Artist:     Moby Grape
Title:     Ain't No Use
Source:     LP: Moby Grape
Writer:     Miller/Stevenson
Label:     Columbia
Year:     1967
    Moby Grape's 1967 debut LP is considered by many critics to be the very best album by any artist to come from the late-1960s San Francisco music scene. The thirteen songs on the LP covered a wide range of genres, including folk-rock, acid rock, blues-rock and even country-rock, and the album is considered by some to be a progenitor of such movements as glam and punk, among others.
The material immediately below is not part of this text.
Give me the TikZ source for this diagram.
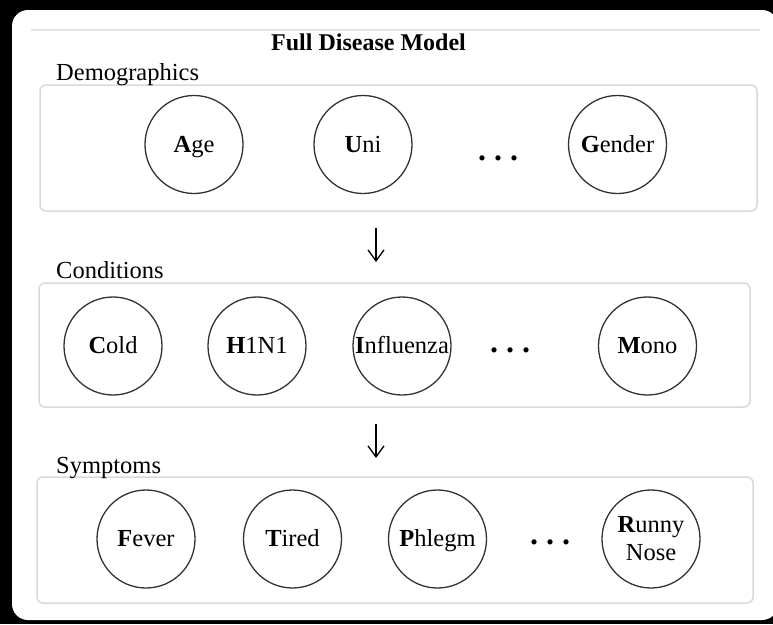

Unfortunately, someone at Columbia Records thought it would be a good idea to issue ten of those thirteen songs simultaneously as singles on June 6. Rather than to get into a discussion of the merits of such a move, I am this week presenting one of the three songs that were not picked for this bit of hyperbole. Ain't No Use, and one minute and thirty-seven seconds, is one of the shortest tracks on the album, surpassed only by Naked, If I Want To, which runs less than a minute. Ain't No Use is also an early example of country-rock, a genre that had not yet been defined when the album came out. Thus, Ain't No Use was perceived as something of a novelty song, and was thus ignored by virtually everyone.

Artist:    Traffic
Title:    (Roamin' Thro' The Gloamin' With) 40,000 Headmen
Source:    LP: Progressive Heavies (originally released as 45 RPM B side and on LP: Traffic)
Writer(s):    Capaldi/Winwood
Label:    United Artists
Year:    1968
    The second Traffic album saw the band taking in a broader set of influences, including traditional English folk music. (Roamin' Through The Gloamin' With) 40,000 Headmen, originally released as the B side to the Dave Mason tune No Face, No Name, No Number, combines those influences with the Steve Winwood brand of British R&B to create a timeless classic.

Artist:    Music Machine
Title:    Affirmative No
Source:    Mono CD: Beyond The Garage (originally released on LP: Bonniwell Music Machine)
Writer(s):    Sean Bonniwell
Label:    Sundazed (original label: Warner Brothers)
Year:    1968
    Unlike many of their fellow L.A. bands, who preferred to stay close to home, the Music Machine toured extensively after scoring their big national hit Talk Talk. While on the road the band worked on new material for a second album, booking studio time wherever they happened to be. One of those places was Muscle Shoals, Alabama, which had emerged as a rival to Memphis's Stax Studios as a hotbed of southern soul music. The Machine recorded two tracks there in early 1967, including Affirmative No, a song that manages to have a southern soul vibe without sacrificing any of the Music Machine's trademark garage/punk sound. Although the original group disbanded shortly after the songs were recorded, both tunes were included on the 1968 LP Bonniwell Music Machine, joining a couple of previously released Original Sound singles and several tracks recorded later in the year by a new Music Machine lineup.